> [Given instruction]: Write out each line from the data below that includes the word "React".
>> Start Dataset extract
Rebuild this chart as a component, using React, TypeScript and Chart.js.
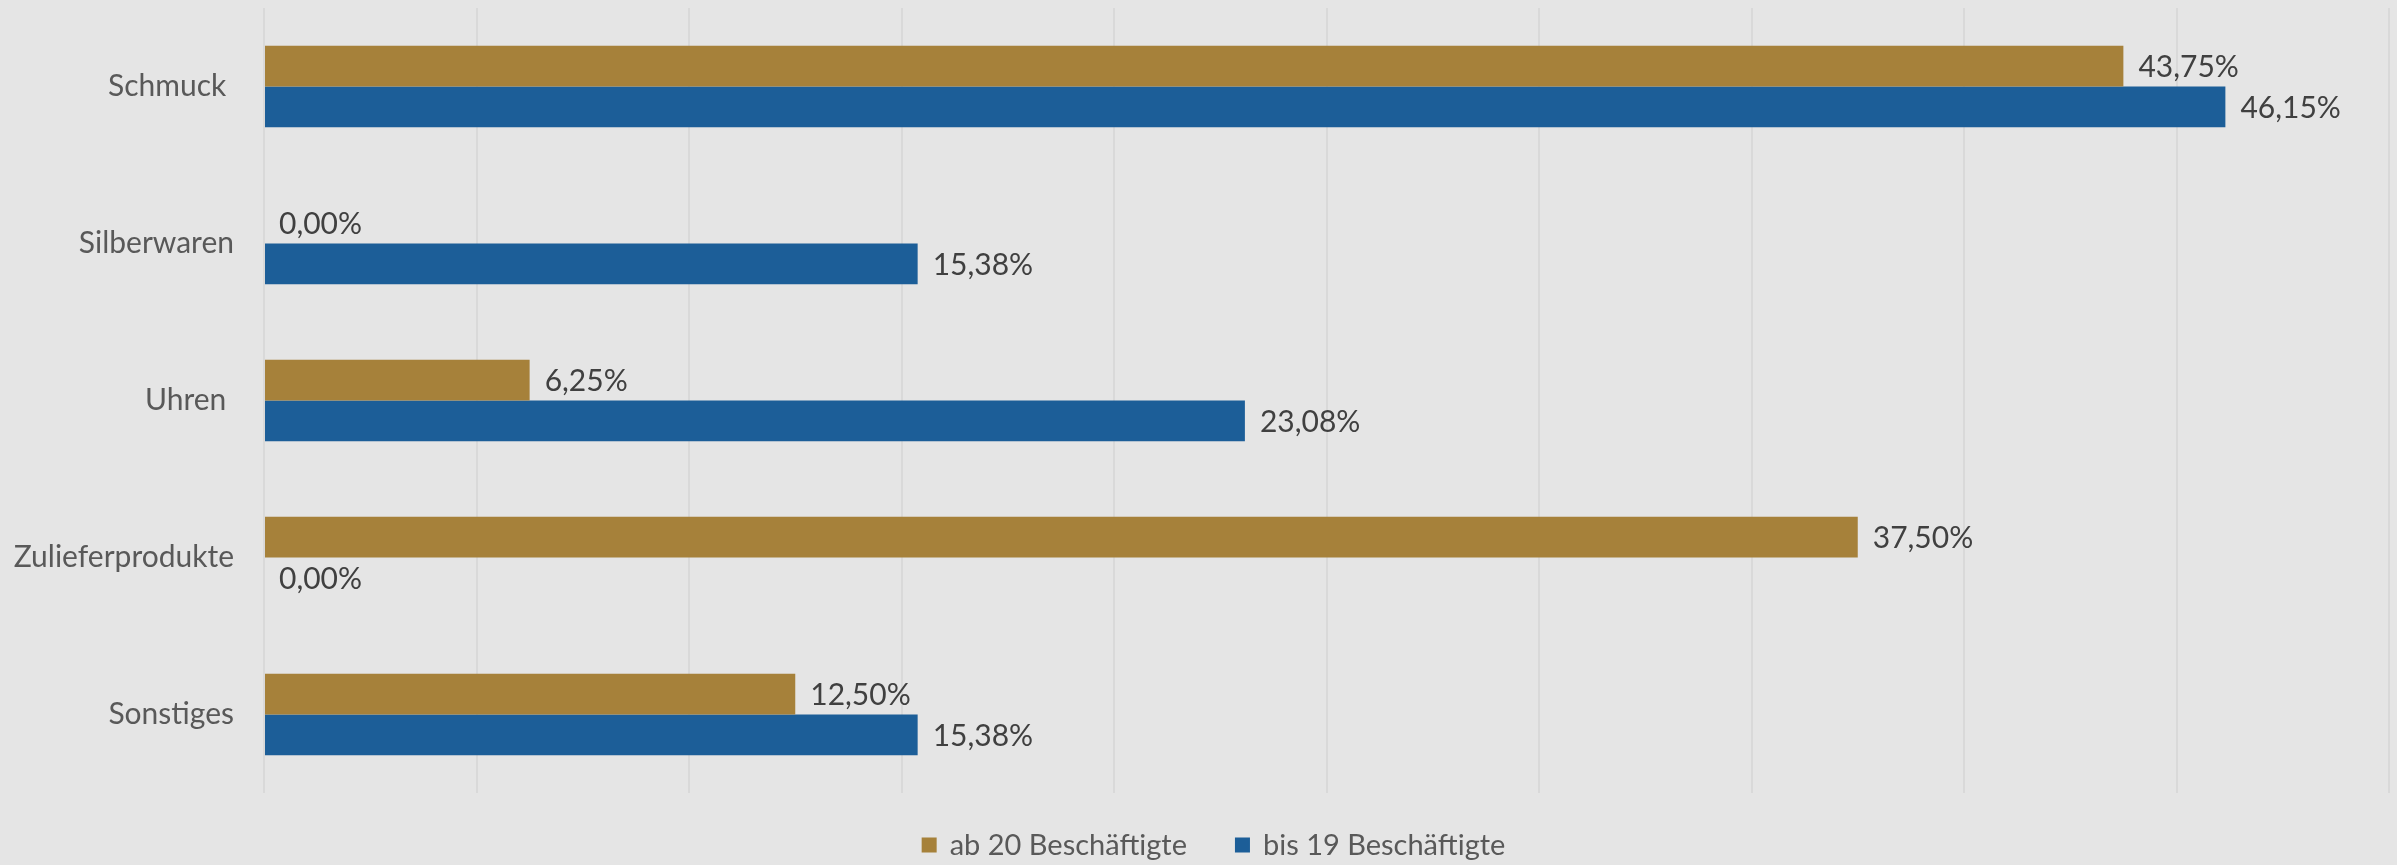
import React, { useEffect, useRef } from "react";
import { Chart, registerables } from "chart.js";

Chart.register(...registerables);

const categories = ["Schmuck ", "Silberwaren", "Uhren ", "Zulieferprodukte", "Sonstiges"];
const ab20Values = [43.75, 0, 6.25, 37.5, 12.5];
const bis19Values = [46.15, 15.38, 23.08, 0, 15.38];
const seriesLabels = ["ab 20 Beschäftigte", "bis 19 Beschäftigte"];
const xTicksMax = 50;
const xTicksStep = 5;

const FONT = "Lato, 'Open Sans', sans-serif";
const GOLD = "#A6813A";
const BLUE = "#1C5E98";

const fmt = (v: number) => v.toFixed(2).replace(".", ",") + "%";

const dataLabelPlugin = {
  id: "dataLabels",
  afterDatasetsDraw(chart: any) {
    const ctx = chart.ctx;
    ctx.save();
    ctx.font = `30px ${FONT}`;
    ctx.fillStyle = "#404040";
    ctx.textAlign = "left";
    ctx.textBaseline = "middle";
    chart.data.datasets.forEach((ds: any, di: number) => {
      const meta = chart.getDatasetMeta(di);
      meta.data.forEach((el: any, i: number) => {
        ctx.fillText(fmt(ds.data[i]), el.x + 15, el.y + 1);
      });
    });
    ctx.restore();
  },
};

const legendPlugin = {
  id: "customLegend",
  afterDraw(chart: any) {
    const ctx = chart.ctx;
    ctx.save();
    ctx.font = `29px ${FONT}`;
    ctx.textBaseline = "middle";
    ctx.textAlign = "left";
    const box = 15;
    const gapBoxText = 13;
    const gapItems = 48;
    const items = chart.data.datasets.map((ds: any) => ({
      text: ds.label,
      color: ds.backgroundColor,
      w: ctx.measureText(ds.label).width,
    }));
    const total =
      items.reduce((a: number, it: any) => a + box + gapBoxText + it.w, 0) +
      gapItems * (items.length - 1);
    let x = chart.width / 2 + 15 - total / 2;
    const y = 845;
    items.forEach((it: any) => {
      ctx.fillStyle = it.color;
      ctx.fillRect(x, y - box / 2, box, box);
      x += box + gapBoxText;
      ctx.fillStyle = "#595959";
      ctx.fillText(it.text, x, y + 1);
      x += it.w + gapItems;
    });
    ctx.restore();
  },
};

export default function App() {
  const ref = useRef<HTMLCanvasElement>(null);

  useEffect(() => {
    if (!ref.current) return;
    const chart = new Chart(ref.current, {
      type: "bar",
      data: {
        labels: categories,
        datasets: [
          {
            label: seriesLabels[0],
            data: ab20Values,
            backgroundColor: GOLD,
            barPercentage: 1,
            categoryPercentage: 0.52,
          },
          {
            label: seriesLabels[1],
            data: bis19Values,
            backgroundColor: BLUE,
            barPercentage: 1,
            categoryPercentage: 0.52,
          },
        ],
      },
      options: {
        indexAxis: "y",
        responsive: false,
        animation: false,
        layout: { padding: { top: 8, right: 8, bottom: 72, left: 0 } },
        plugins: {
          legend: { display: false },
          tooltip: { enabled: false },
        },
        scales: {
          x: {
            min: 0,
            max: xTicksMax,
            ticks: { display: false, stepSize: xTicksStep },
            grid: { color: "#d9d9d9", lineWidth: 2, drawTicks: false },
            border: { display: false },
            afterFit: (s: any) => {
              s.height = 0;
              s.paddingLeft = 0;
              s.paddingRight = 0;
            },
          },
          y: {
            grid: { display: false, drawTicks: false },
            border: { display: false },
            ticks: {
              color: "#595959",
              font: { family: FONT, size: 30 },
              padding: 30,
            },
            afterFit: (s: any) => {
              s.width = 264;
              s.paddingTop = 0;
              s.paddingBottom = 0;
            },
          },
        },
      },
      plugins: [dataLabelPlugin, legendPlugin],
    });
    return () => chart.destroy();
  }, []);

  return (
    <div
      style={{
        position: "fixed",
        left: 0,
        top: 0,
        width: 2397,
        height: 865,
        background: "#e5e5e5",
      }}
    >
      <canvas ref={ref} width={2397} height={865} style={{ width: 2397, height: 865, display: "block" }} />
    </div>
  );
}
>> End Dataset extract
> [Written answer]:
Rebuild this chart as a component, using React, TypeScript and Chart.js.
import React, { useEffect, useRef } from "react";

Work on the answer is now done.